L’élite méritocratique s’éloigne donc du peuple par sa suffisance teintée d’ignorance (ignorance de son rôle social) et par la dévalorisation analogue du travail manuel au profit du travail intellectuel – devenu pourtant bien médiocre. Enfin, comment ne pas évoquer ici l’état d’impondérabilité morale, de suspension « entre la perte de valeurs anciennes et la non-acquisition de nouvelles », mis en avant par Pier Paolo Pasolini dans ses Lettres luthériennes afin de caractériser la détérioration du prolétariat italien ? À la lumière d’une structure méritocratique, cet état a été parfaitement décrit dans ses deux mouvements par Christopher Lasch : « Ayant intériorisé le mythe de l’homme arrivé par ses seuls efforts, les ouvriers ont trop souvent sacrifié la solidarité à l’espoir illusoire de la réussite individuelle. » Une identité sacrifiée sur l’autel de la réussite ; imitation d’une aspiration bourgeoise. Mais une réussite en demi-teinte où « l’échec de leur promotion » a été trop souvent vécu (à tort) « comme un jugement moral passé sur leur manque d’ambition ou d’intelligence ». Impondérabilité certes aplanie par la moyennisation des positions socio-économiques, elle-même adossée à une hausse générale du niveau d’instruction qui n’aurait pas été réalisable sans un affadissement de la formation intellectuelle, sans une vulgarisation des connaissances (à destination des jeunes républicains).

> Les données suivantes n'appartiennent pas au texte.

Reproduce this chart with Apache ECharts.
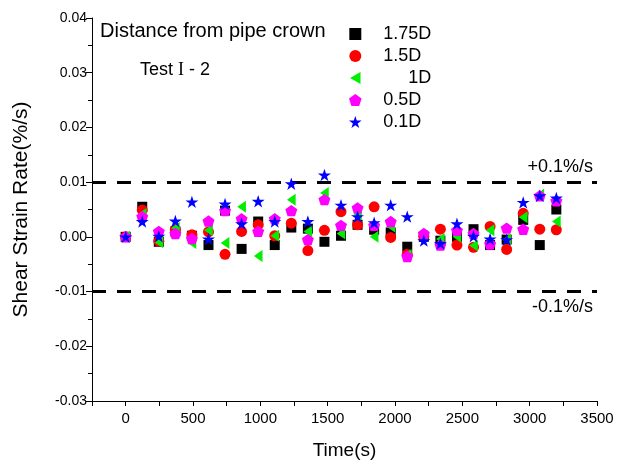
<!DOCTYPE html>
<html><head><meta charset="utf-8">
<script src="https://cdn.jsdelivr.net/npm/echarts@6/dist/echarts.min.js"></script>
<style>html,body{margin:0;padding:0;background:#fff}#c{width:627px;height:465px}</style>
</head><body><div id="c"></div>
<script>
// time stamps (s)
const times = [0,123,246,369,492,615,738,861,984,1107,1230,1353,1476,1599,1722,1845,1968,2091,2214,2337,2460,2583,2706,2829,2952,3075,3198];
const seriesNames = ['1.75D','1.5D','1D','0.5D','0.1D'];
const d175 = [0,0.0055,-0.0009,0.0010,0.0002,-0.0015,0.0048,-0.0022,0.0028,-0.0015,0.0017,0.0015,-0.0009,0.0002,0.0022,0.0013,0.0008,-0.0018,0.0000,-0.0007,0.0000,0.0014,-0.0015,-0.0005,0.0031,-0.0015,0.0050];
const d150 = [0,0.0049,-0.0008,0.0013,0.0004,0.0009,-0.0032,0.0010,0.0022,0.0002,0.0025,-0.0025,0.0012,0.0046,0.0022,0.0055,-0.0001,-0.0032,0.0001,0.0014,-0.0015,-0.0019,0.0019,-0.0023,0.0043,0.0014,0.0013];
const d100 = [0,0.0042,-0.0010,0.0016,-0.0011,0.0012,-0.0011,0.0055,-0.0035,0.0002,0.0068,0.0010,0.0080,0.0006,0.0042,0.0000,0.0019,-0.0033,0.0002,-0.0004,0.0000,-0.0016,0.0012,-0.0005,0.0036,0.0077,0.0028];
const d050 = [0,0.0037,0.0010,0.0006,-0.0003,0.0029,0.0048,0.0033,0.0010,0.0033,0.0048,-0.0005,0.0068,0.0021,0.0053,0.0021,0.0028,-0.0036,0.0006,-0.0015,0.0012,0.0006,-0.0013,0.0016,0.0014,0.0075,0.0066];
const d010 = [0,0.0028,0.0001,0.0029,0.0064,-0.0004,0.0060,0.0024,0.0065,0.0028,0.0097,0.0028,0.0113,0.0058,0.0037,0.0026,0.0058,0.0037,-0.0007,-0.0012,0.0024,0.0001,-0.0004,-0.0005,0.0063,0.0075,0.0071];
const limits = [0.01, -0.01];
const limitLabels = ['+0.1%/s', '-0.1%/s'];

// symbol shapes (style only)
function starPath(){
  let s='path://';
  for(let k=0;k<10;k++){
    const r = k%2===0?50:19.1;
    const a = -Math.PI/2 + k*Math.PI/5;
    s += (k===0?'M':'L') + (50+r*Math.cos(a)).toFixed(2)+','+(50+r*Math.sin(a)).toFixed(2)+' ';
  }
  return s+'Z';
}
const squarePath = 'path://M0,0 L100,0 L100,100 L0,100 Z';
const pentPath = 'path://M50,0 L97.55,34.55 L79.39,90.45 L20.61,90.45 L2.45,34.55 Z';
const triLeft = 'path://M0,50 L86.6,0 L86.6,100 Z';
const styles = [
  {color:'#000000', symbol:squarePath, size:10},
  {color:'#ff0000', symbol:'circle', size:11},
  {color:'#00ee00', symbol:triLeft, size:[10,12]},
  {color:'#ff00ff', symbol:pentPath, size:12},
  {color:'#0000ff', symbol:starPath(), size:13}
];
const allData = [d175,d150,d100,d050,d010];
const FONT = 'Liberation Sans, Arial, sans-serif';

const series = allData.map((arr,i)=>({
  name: seriesNames[i],
  type:'scatter',
  symbol: styles[i].symbol,
  symbolSize: styles[i].size,
  symbolKeepAspect: true,
  itemStyle:{color:styles[i].color, opacity:1},
  data: arr.map((v,j)=>[times[j], v]),
  z: 2+i
}));
series[0].markLine = {
  silent:true, symbol:'none',
  lineStyle:{color:'#000', width:3, type:[14,11]},
  label:{show:true, formatter:p=>limitLabels[limits.indexOf(p.value)], color:'#000', fontSize:18, fontFamily:FONT, distance:[4,6]},
  data: limits.map((v,k)=>({yAxis:v, label:{position: k===0?'insideEndTop':'insideEndBottom'}}))
};

const chart = echarts.init(document.getElementById('c'), null, {renderer:'canvas'});
chart.setOption({
  animation:false,
  backgroundColor:'#fff',
  grid:{left:92, right:30, top:18, bottom:63},
  xAxis:{
    type:'value', min:-250, max:3500, interval:250,
    name:'Time(s)', nameLocation:'middle', nameGap:40,
    nameTextStyle:{fontSize:19, color:'#000', fontFamily:FONT},
    axisLine:{onZero:false, lineStyle:{color:'#000', width:1}},
    axisTick:{show:true, inside:false, length:5, lineStyle:{color:'#000'}},
    axisLabel:{fontSize:15, color:'#000', fontFamily:FONT, margin:10,
      formatter:v=> (v<0 || v%500!==0) ? '' : String(v)},
    splitLine:{show:false}
  },
  yAxis:{
    type:'value', min:-0.03, max:0.04, interval:0.01,
    name:'Shear Strain Rate(%/s)', nameLocation:'middle', nameGap:60,
    nameTextStyle:{fontSize:21, color:'#000', fontFamily:FONT},
    axisLine:{show:true, onZero:false, lineStyle:{color:'#000', width:1}},
    axisTick:{show:true, inside:false, length:6, lineStyle:{color:'#000'}},
    minorTick:{show:true, splitNumber:2, length:4, lineStyle:{color:'#000'}},
    axisLabel:{fontSize:14, color:'#000', fontFamily:FONT, margin:5, formatter:v=>v.toFixed(2)},
    splitLine:{show:false}
  },
  legend:{
    orient:'vertical', left:344, top:20, itemWidth:46, itemHeight:12, itemGap:4,
    symbolKeepAspect:true,
    data: seriesNames,
    formatter: n => n==='1D' ? '     1D' : n,
    textStyle:{fontSize:18, color:'#000', fontFamily:FONT}
  },
  graphic:[
    {type:'text', left:100, top:21, style:{text:'Distance from pipe crown', font:'20px Liberation Sans, Arial, sans-serif', fill:'#000'}},
    {type:'text', left:140, top:61, style:{text:'Test {r|I} - 2', font:'18px Liberation Sans, Arial, sans-serif', fill:'#000',
      rich:{r:{fontFamily:'Liberation Serif, Times New Roman, serif', fontSize:18}}}}
  ],
  series: series
});
</script></body></html>
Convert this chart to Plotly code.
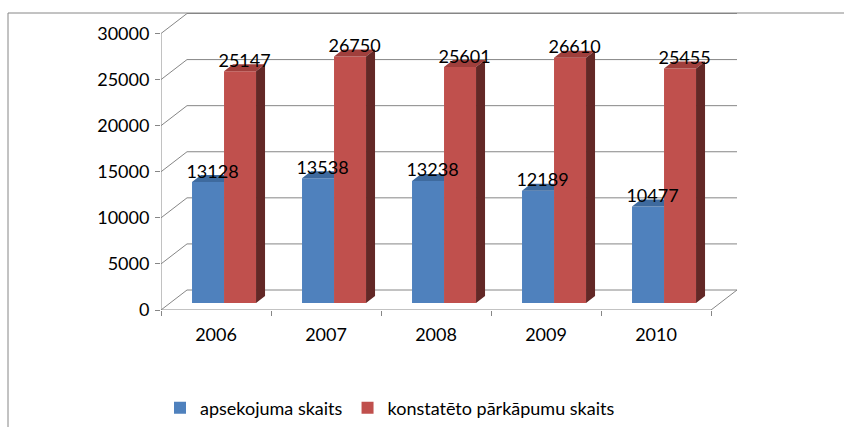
import plotly.graph_objects as go

# ---------------- data ----------------
years = ["2006", "2007", "2008", "2009", "2010"]
apsekojuma = [13128, 13538, 13238, 12189, 10477]
konstateto = [25147, 26750, 25601, 26610, 25455]
y_ticks = [0, 5000, 10000, 15000, 20000, 25000, 30000]
y_tick_labels = ["0", "5000", "10000", "15000", "20000", "25000", "30000"]
series_names = ["apsekojuma skaits", "konstatēto pārkāpumu skaits"]

# ---------------- geometry / style ----------------
W, H = 844, 427
L, R, T, B = 161, 740, 10, 310          # plot area in pixels
PX_CAT = 110.0                            # pixels per category
PX_UNIT = 276.5 / 30000.0                 # pixels per value unit
X0, X1 = -0.5, len(years) - 0.5
x_range = [X0, X0 + (R - L) / PX_CAT]
y_range = [0, (B - T) / PX_UNIT]

BACK_DX, BACK_DY = 26 / PX_CAT, 20 / PX_UNIT    # wall depth
FACE_DY = 7 / PX_UNIT                              # bar front-plane lift
DEP_DX, DEP_DY = 9 / PX_CAT, 7 / PX_UNIT           # bar depth
BAR_W = 0.291
OFF_BLUE, OFF_RED = -0.218, 0.073

BLUE, RED = "#4F81BD", "#C0504D"
BLUE_TOP, RED_TOP, RED_SIDE = "#3E6A9E", "#A03F3C", "#632826"
GRID = "#868686"
FONT = "Lato"
FS = 18

pos = list(range(len(years)))


def paper_x(px):
    return (px - L) / (R - L)


def paper_y(py):
    return (B - py) / (B - T)


fig = go.Figure()

fig.add_trace(go.Bar(x=pos, y=apsekojuma, base=FACE_DY, offset=OFF_BLUE, width=BAR_W,
                     marker=dict(color=BLUE, line=dict(width=0)), name=series_names[0]))
fig.add_trace(go.Bar(x=pos, y=konstateto, base=FACE_DY, offset=OFF_RED, width=BAR_W,
                     marker=dict(color=RED, line=dict(width=0)), name=series_names[1]))

# 3D faces computed from the data
bt_x, bt_y, rt_x, rt_y, rs_x, rs_y = [], [], [], [], [], []
for p, vb, vr in zip(pos, apsekojuma, konstateto):
    bl = p + OFF_BLUE
    br = bl + BAR_W
    tb = FACE_DY + vb
    bt_x += [bl, br, br, bl + DEP_DX, bl, None]
    bt_y += [tb, tb, tb + DEP_DY, tb + DEP_DY, tb, None]
    rl = p + OFF_RED
    rr = rl + BAR_W
    tr = FACE_DY + vr
    rt_x += [rl, rr, rr + DEP_DX, rl + DEP_DX, rl, None]
    rt_y += [tr, tr, tr + DEP_DY, tr + DEP_DY, tr, None]
    rs_x += [rr, rr, rr + DEP_DX, rr + DEP_DX, rr, None]
    rs_y += [FACE_DY, tr, tr + DEP_DY, FACE_DY + DEP_DY, FACE_DY, None]

for xs, ys, c in [(bt_x, bt_y, BLUE_TOP), (rt_x, rt_y, RED_TOP), (rs_x, rs_y, RED_SIDE)]:
    fig.add_trace(go.Scatter(x=xs, y=ys, mode="lines", fill="toself", fillcolor=c,
                             line=dict(width=0, color=c), showlegend=False, hoverinfo="skip"))

# data labels
lab_x, lab_y, lab_t = [], [], []
for off, vals in [(OFF_BLUE, apsekojuma), (OFF_RED, konstateto)]:
    for p, v in zip(pos, vals):
        lab_x.append(p + off + BAR_W / 2 + DEP_DX / 2)
        lab_y.append(FACE_DY + v + DEP_DY + 2 / PX_UNIT)
        lab_t.append(str(v))
fig.add_trace(go.Scatter(x=lab_x, y=lab_y, text=lab_t, mode="text", textposition="middle center",
                         textfont=dict(family=FONT, size=FS, color="black"),
                         showlegend=False, hoverinfo="skip"))

# walls, floor and axis lines
shapes = []
ln = dict(color=GRID, width=1)
for t in y_ticks:
    shapes.append(dict(type="line", xref="x", yref="y", x0=X0 + BACK_DX, x1=X1 + BACK_DX,
                       y0=t + BACK_DY, y1=t + BACK_DY, line=ln, layer="below"))
    shapes.append(dict(type="line", xref="x", yref="y", x0=X0, x1=X0 + BACK_DX,
                       y0=t, y1=t + BACK_DY, line=ln, layer="below"))
shapes.append(dict(type="line", xref="x", yref="y", x0=X0, x1=X0, y0=0, y1=y_ticks[-1], line=ln, layer="below"))
shapes.append(dict(type="line", xref="x", yref="y", x0=X0, x1=X1, y0=0, y1=0, line=ln, layer="below"))
shapes.append(dict(type="line", xref="x", yref="y", x0=X1, x1=X1 + BACK_DX, y0=0, y1=BACK_DY, line=ln, layer="below"))
# chart border
shapes.append(dict(type="line", xref="paper", yref="paper", x0=paper_x(8), x1=paper_x(8),
                   y0=paper_y(13), y1=paper_y(H + 5), line=ln))
shapes.append(dict(type="line", xref="paper", yref="paper", x0=paper_x(8), x1=paper_x(W + 5),
                   y0=paper_y(13), y1=paper_y(13), line=ln))

fig.update_layout(
    width=W, height=H, autosize=False,
    margin=dict(l=L, r=W - R, t=T, b=H - B, pad=0, autoexpand=False),
    plot_bgcolor="white", paper_bgcolor="white",
    font=dict(family=FONT, size=FS, color="black"),
    shapes=shapes,
    barmode="overlay",
    showlegend=True,
    legend=dict(orientation="h", xref="container", yref="container",
                x=390 / W, y=(H - 408) / H, xanchor="center", yanchor="middle",
                font=dict(family=FONT, size=FS), itemwidth=30, tracegroupgap=0,
                bgcolor="rgba(0,0,0,0)"),
    xaxis=dict(range=x_range, tickmode="array", tickvals=pos, ticktext=years, ticks="",
               showgrid=False, zeroline=False, showline=False, ticklabelstandoff=12,
               automargin=False,
               minor=dict(tickmode="array", tickvals=[X0 + i for i in range(len(years) + 1)],
                          ticks="outside", ticklen=5, tickcolor=GRID, showgrid=False)),
    yaxis=dict(range=y_range, tickmode="array", tickvals=y_ticks, ticktext=y_tick_labels,
               ticks="outside", ticklen=5, ticklabelstandoff=2, automargin=False,
               tickcolor=GRID, showgrid=False, zeroline=False, showline=False),
)

fig.write_html("out.html", config={"displayModeBar": False},
               post_script="document.body.style.margin='0';")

La méritocratie recouvre le premier moment d’un processus de démocratisation ou d’individuation encore indexé sur l’idée de progression, d’élévation. Son deuxième moment est celui d’une dissolution des hiérarchies érigées en norme sociale. Il s’agira alors d’une liberté de « porter » sa différence, d’un droit à la différence ou un droit à liberté d’être soi-même, à l’authenticité.